Common Law and Syariah: Wine and sparkling grape juice?
THE issue of harmonising Syariah and common law is a puzzle Malaysian jurists have long grappled with – one that has real consequences for Malaysians living in a pluralistic society. Controversy has arisen when it was unclear if a Syariah or common law court has jurisdiction over a case or when they seemingly have concurrent jurisdiction. Early this month, in a lecture sponsored by Harvard Law School, former Chief Justice Tun Abdul Hamid Mohamad spoke on these issues of harmonisation and the nature of Syariah in Malaysia.
He proposed two ways to harmonise the courts. First, combine the courts with either a Syariah or common law judge or a panel bench hearing the case as need be. Second, leave the courts as is but have two judges, one from each court, hear issues of concurrent jurisdiction. Executing either option, in his view, however, is fraught with difficulty with political parties dissenting or deeming the matter too sensitive.
Of particular interest were his remarks on Syariah’s meaning and mutability. As he recounted, when addressing a group of ulama from across the Muslim world, he had elicited dismissive laughter when he stated that the definition of Islamic law was any law that is not unIslamic. The focus in his view must not be form but substance.

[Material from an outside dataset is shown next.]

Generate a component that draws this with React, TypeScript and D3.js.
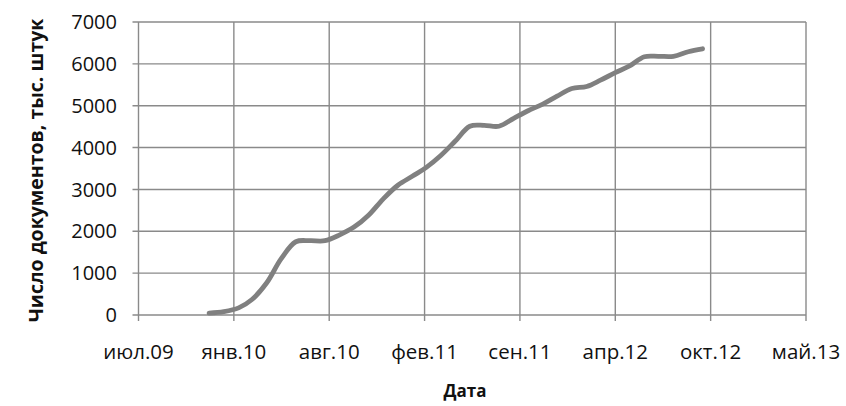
import React from "react";
import * as d3 from "d3";

// monthly totals, thousand documents
const months = [
  "2009-12-01", "2010-01-01", "2010-02-01", "2010-03-01", "2010-04-01", "2010-05-01",
  "2010-06-01", "2010-07-01", "2010-08-01", "2010-09-01", "2010-10-01", "2010-11-01",
  "2010-12-01", "2011-01-01", "2011-02-01", "2011-03-01", "2011-04-01", "2011-05-01",
  "2011-06-01", "2011-07-01", "2011-08-01", "2011-09-01", "2011-10-01", "2011-11-01",
  "2011-12-01", "2012-01-01", "2012-02-01", "2012-03-01", "2012-04-01", "2012-05-01",
  "2012-06-01", "2012-07-01", "2012-08-01", "2012-09-01", "2012-10-01",
];
const docs = [
  45, 80, 170, 370, 770, 1340,
  1750, 1775, 1775, 1915, 2100, 2390,
  2770, 3100, 3320, 3520, 3810, 4150,
  4510, 4530, 4510, 4700, 4880, 5040,
  5230, 5410, 5460, 5610, 5790, 5950,
  6170, 6180, 6180, 6290, 6360,
];

// x axis ticks (every 200 days, excel style)
const xTickDates = [
  "2009-07-06", "2010-01-22", "2010-08-10", "2011-02-26",
  "2011-09-14", "2012-04-01", "2012-10-18", "2013-05-06",
];
const xTickLabels = ["июл.09", "янв.10", "авг.10", "фев.11", "сен.11", "апр.12", "окт.12", "май.13"];
const yTicks = [0, 1000, 2000, 3000, 4000, 5000, 6000, 7000];

const width = 846;
const height = 406;
const margin = { top: 22, right: 40, bottom: 91, left: 138.5 };
const font = "'Open Sans', sans-serif";
const gridColor = "#8a8a8a";

const parse = d3.utcParse("%Y-%m-%d");

const App = () => {
  const ticks = xTickDates.map((d) => parse(d) as Date);
  const data = months.map((m, i) => ({ date: parse(m) as Date, value: docs[i] }));

  const bottom = height - margin.bottom;
  const right = width - margin.right;

  const xScale = d3
    .scaleUtc()
    .domain([ticks[0], ticks[ticks.length - 1]])
    .range([margin.left, right]);

  const yScale = d3.scaleLinear().domain([0, 7000]).range([bottom, margin.top]);

  const line = d3
    .line<{ date: Date; value: number }>()
    .x((d) => xScale(d.date))
    .y((d) => yScale(d.value))
    .curve(d3.curveCatmullRom.alpha(0.5));

  return (
    <svg
      width={width}
      height={height}
      viewBox={`0 0 ${width} ${height}`}
      style={{ position: "absolute", left: 0, top: 0, background: "#fff" }}
    >
      <g className="grid">
        {yTicks.map((t) => (
          <line
            key={`h${t}`}
            x1={margin.left - 6}
            x2={right}
            y1={yScale(t)}
            y2={yScale(t)}
            stroke={gridColor}
            strokeWidth={1.4}
          />
        ))}
        {ticks.map((t, i) => (
          <line
            key={`v${i}`}
            x1={xScale(t)}
            x2={xScale(t)}
            y1={margin.top}
            y2={bottom + 6}
            stroke={gridColor}
            strokeWidth={1.4}
          />
        ))}
      </g>

      <g className="y-axis" fontFamily={font} fontSize={20} fill="#111">
        {yTicks.map((t) => (
          <text key={t} x={117} y={yScale(t)} dy="0.36em" textAnchor="end">
            {t}
          </text>
        ))}
      </g>

      <g className="x-axis" fontFamily={font} fontSize={20.5} fill="#111">
        {ticks.map((t, i) => (
          <text key={i} x={xScale(t)} y={359} textAnchor="middle">
            {xTickLabels[i]}
          </text>
        ))}
      </g>

      <path d={line(data) ?? ""} fill="none" stroke="#808080" strokeWidth={4.8} strokeLinecap="round" />

      <text x={465} y={397} textAnchor="middle" fontFamily={font} fontSize={17} fontWeight="bold" fill="#111">
        Дата
      </text>
      <text
        transform={`translate(43,${(margin.top + bottom) / 2 + 2}) rotate(-90)`}
        textAnchor="middle"
        fontFamily={font}
        fontSize={19.5}
        fontWeight="bold"
        fill="#111"
      >
        Число документов, тыс. штук
      </text>
    </svg>
  );
};

export default App;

You do not need to be English to know common law; you need not speak Arabic to grasp Syariah .
"We can have better Islamic laws than the time of the Prophet," he said. Using the example of slavery, he argued how in Islam’s early years, the Prophet Muhammad (peace be upon him), considerably curbed the practice but it was never outlawed. Now that the times have changed and slavery has been banned, would anyone call for introducing a law that permits it? Outlawing slavery is thus more Islamic than the law of that time. "To determine whether a law is Islamic don’t look back 1,500 years. Look at its principles."

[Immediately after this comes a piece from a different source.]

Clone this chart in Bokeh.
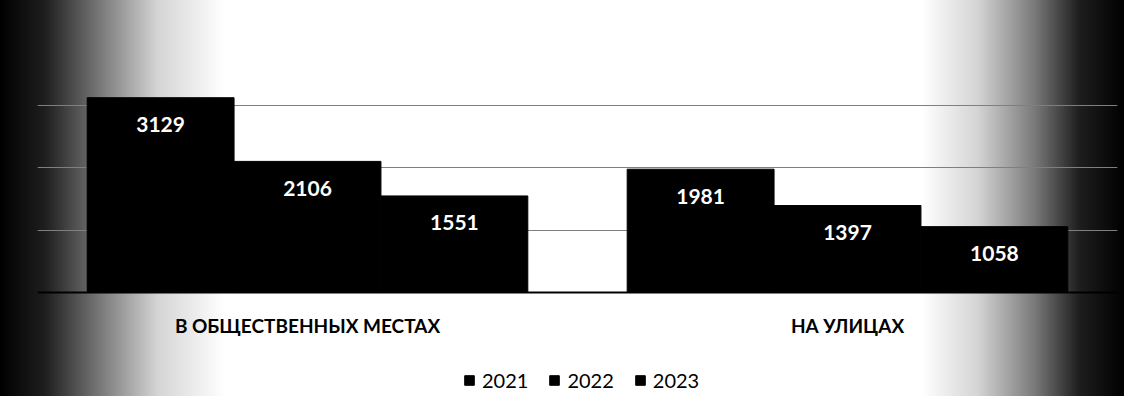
from bokeh.plotting import figure
from bokeh.models import ColumnDataSource, LabelSet, Legend, LegendItem, Range1d, FactorRange, Span
from bokeh.core.properties import value
from bokeh.transform import dodge
from bokeh.embed import file_html
from bokeh.resources import INLINE

categories = ["В ОБЩЕСТВЕННЫХ МЕСТАХ", "НА УЛИЦАХ"]
years = ["2021", "2022", "2023"]
values_2021 = [3129, 1981]
values_2022 = [2106, 1397]
values_2023 = [1551, 1058]

src = ColumnDataSource(dict(cat=categories, base=[0, 0],
                            y2021=values_2021, y2022=values_2022, y2023=values_2023,
                            t2021=[str(v) for v in values_2021],
                            t2022=[str(v) for v in values_2022],
                            t2023=[str(v) for v in values_2023]))

FONT = "Lato"
# frame spans from the top margin to the bottom of the figure; the value axis
# keeps 249 px per 4000 units, the space under zero holds the labels and legend
p = figure(width=1124, height=396, output_backend="svg", toolbar_location=None,
           x_range=FactorRange(*categories, range_padding=0), y_range=Range1d(-1671, 4000),
           min_border_left=37, min_border_right=7, min_border_top=43, min_border_bottom=0)

bw = 0.272
offsets = [-bw, 0.0, bw]
series = [("y2021", "t2021"), ("y2022", "t2022"), ("y2023", "t2023")]
items = []
for (col, tcol), off, yr in zip(series, offsets, years):
    r = p.vbar(x=dodge("cat", off, range=p.x_range), top=col, bottom=0, width=bw, source=src,
               fill_color="#000000", line_color="#000000")
    items.append(LegendItem(label=yr, renderers=[r]))
    lbl = LabelSet(x=dodge("cat", off, range=p.x_range), y=col, text=tcol, source=src,
                   text_align="center", text_baseline="middle", y_offset=-27,
                   text_color="white", text_font=value(FONT), text_font_style="bold",
                   text_font_size="21px")
    p.add_layout(lbl)

# baseline
p.add_layout(Span(location=0, dimension="width", line_color="#000000", line_width=2))

# category labels
cat_labels = LabelSet(x="cat", y="base", text="cat", source=src, text_align="center",
                      text_baseline="middle", y_offset=-33, text_color="#000000",
                      text_font=value(FONT), text_font_style="bold", text_font_size="19px")
p.add_layout(cat_labels)

legend = Legend(items=items, orientation="horizontal", location=(426, 4),
                label_text_font=FONT, label_text_font_size="20px", label_text_color="#000000",
                glyph_width=12, glyph_height=12, spacing=20, label_standoff=7,
                border_line_color=None, background_fill_alpha=0, margin=0, padding=0)
p.add_layout(legend)

p.xaxis.visible = False
p.yaxis.visible = False
p.xgrid.grid_line_color = None
p.ygrid.grid_line_color = "#7f7f7f"
p.ygrid.ticker = [1000, 2000, 3000, 4000]
p.outline_line_color = None

p.background_fill_alpha = 0
p.border_fill_alpha = 0
p.styles = {"background": "linear-gradient(to right, #000000 0%, #1e1e1e 4%, #7a7a7a 9%, #d4d4d4 14%, #ffffff 20%, #ffffff 82%, #d4d4d4 87%, #7a7a7a 92%, #1e1e1e 96%, #000000 100%)"}

open("out.html", "w").write(file_html(p, INLINE))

On the future of Syariah in Malaysia, he highlighted three themes. First, common law and Syariah courts would continue existing in tandem. Second, the divisions between the various Sunni legal traditions would decrease due to shrinking geographical distances and greater information sharing, resulting in a globalised outlook in Islamic law.
Third, and perhaps most importantly, Syariah will continue to absorb those elements of common law that are not contradictory; however, the reverse is unlikely to occur due to "ignorance and prejudice". Yet, when pressed on what elements of Syariah he would like to see common law embrace, he was unable to provide an answer. One Muslim graduate student asked why the
Islamic legal tradition could not innovate itself. The response was unduly vague: a vacuum existed in the tradition for historical reasons.
Describing one way how this vacuum could be filled, Abdul Hamid recalled how during his tenure as state legal adviser in Kelantan, he had asked the mufti to formulate a Syariah-compliant criminal law procedure. When he was unable to do so, Abdul Hamid drew on related common law provisions, such as the need for a charge to be sufficiently particularised; explained the meaning of the provisions to the mufti; and asked him to make a determination. The mufti subsequently sanctioned the procedure as Islamic. Summing up what he deemed his practical approach to dispensing justice, he said "if you remove alcohol from wine it becomes sparkling grape juice".
But as Abdul Hamid unwittingly admitted later, sometimes the distilling process does not always result in a sound product. As the "only non-Syariah member of the Syariah Advisory Council to Bank Negara Malaysia", he described how he found the process of taking a conventional product, finding a Syariah issue, and examining the core principles, largely effective; however, "at times I find the methodology artificial".
I asked one audience member what he thought of the lecture. His response was that notwithstanding the remarks on harmonisation, he was "a common law guy". A telling response I thought. People like the graduate student who had asked about Islamic legal innovation did not want sparkling grape juice to merely be non-alcoholic wine; they wanted it to be sparkling grape juice in itself – a substance with its own integrity and vitality.
For many Muslims today, the quest for formulating and implementing Islamic law is the quest for identity – part colonial "hangover," part spiritual sojourn. Abdul Hamid’s argument that common law is not necessarily unIslamic is both disconcerting and empowering. It is disconcerting because it requires taking a hard look at Islamic law, as it has been traditionally understood by scholars, and recognising two things: at best it does not have all the answers and at worst it is out of sync with the times and perhaps regressively so, for example, on women’s rights. Yet, it is also empowering because it emphasises the common values and strands that bind all societies.
No doubt, it would ease the minds of many Muslims to know that the street is not one way. That Islamic law has not intellectually stagnated but is also shaping common law. After all, at its "conception", Islamic law was far more progressive in the rights it accorded women than many of its contemporary legal traditions. But Abdul Hamid was disappointingly silent on this point. His focus, as perhaps a judge’s appropriately ought to be, was not on Islamic justice or common law justice but practical justice.
Nonetheless, not everyone thinks of Islamic law from the perspective of the gavel. As the debate on harmonisation continues, Muslims will have to ask themselves what Islamic law means to them instead of ceding the debate to the religious right – whether salvation can indeed lie between blurry legal lines.